語学将校が困って「本人は健康のため吸わぬと申しておる」と誤魔化していた。

彼等は女性についてもざっくばらんである。「レクリエーションは何をやっているか?」と聞くので、

その効能は判らないでもないが、こちらは月々火水木金々であるから遊ぶことなど考える訳がないと腹の中で思ったので、

「何もない」と答えたら「芸者がいるだろう」と聞く。

士官の一人が深刻な顔をして「売春は人類最古の職業ですからねえ」と言う。

「日本の芸者はそんなものではない」と反撃しようとして、ふと

「女性は俺にとっては真善美の象徴だが、それだけの存在ではないのかなあ?」と心配になって来て、黙ってしまった。

復員が始まると、その便で島の人々が続々と疎開から帰ってきた。

相当な美人たちがその中にいたがもう遅い。

海軍最後の復員船で小生は引き揚げ、海軍省に出頭した。

 

戦後京都大学に入り、卒業して南氷洋捕鯨に二度参加した。

捕鯨母船と冷凍工船に乗ったが、当時の花形産業であり航海も六ヵ月と長いので、青い缶入りのピースを大量に配給して呉れた。

小生吸いはしないが人並みの配給を受け取り、全部父に送った。

別にサントリー角瓶のお返しの積もりではなかったが、海上勤務の間は続けた。

酒は飲まなかった、と言うよりも慣れず、ちょっと飲んでも忽ち酔っぱらった。

陸上勤務になって、今では吸わなくて当たり前であるが当時の禁煙は珍しく、煙草も酒と同様色々と誘惑があった。

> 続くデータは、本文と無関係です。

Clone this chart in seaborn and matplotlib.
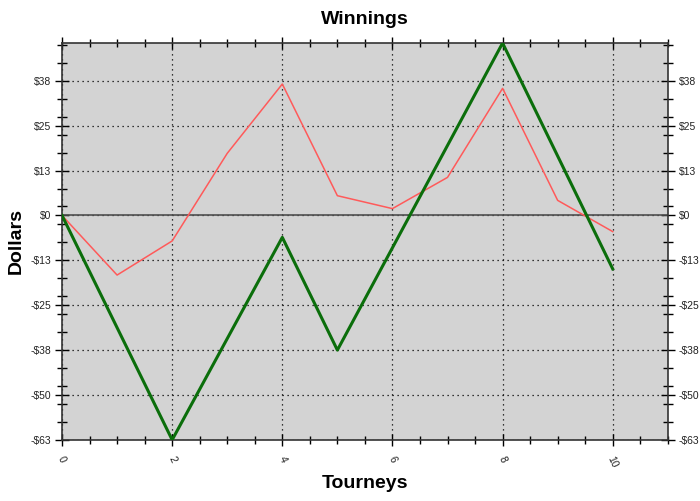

話が行き詰まって、こんな時タバコがあれば転換できるのにと思うこともしばしばであったが抑えきった。

女性の方は、結婚したので此の問題は打ち切り。

酒は仕事の都合もあり飲まぬ訳には行かず、いつの間にか宴会のときは最後まで残るのが癖になったし、

晩酌はやらぬ日が無くなった。

 

三つの誓いの内、二つはかくして消えてしまったが、残る一つタバコだけは村井指導官の御訓示通りに何としてでもと思って

守り抜き、一度もロを着けることなく今まで抑え込んできた。

このほど、遂にかの村井喜一指導官にお会いする機会を得た。

小生前に進み出て

「八雲ではお世話になりました。その時のご指示通り三つを断ちまして、今はタバコだけですが手を付けずに参りました」と

申し上げた。

すると、村井指導官は「そんなこと言ったっけ?」というお顔をされて御返事が無く、そのまま横を向いて行ってしまわれた。

小生長年の張りが一気に抜けて膝からがくんと崩れ落ちてしまった。

酒でも何でも、「TOTARSUMCONSTANT」という論理からは、小生はひょっとして残弾多数と言うことになるかも知れないが、

これからの人生でこの残弾まだ使えるであろうか。

いずれにせよ、タバコだけはついでにこのまま触れること無く終える積もりである。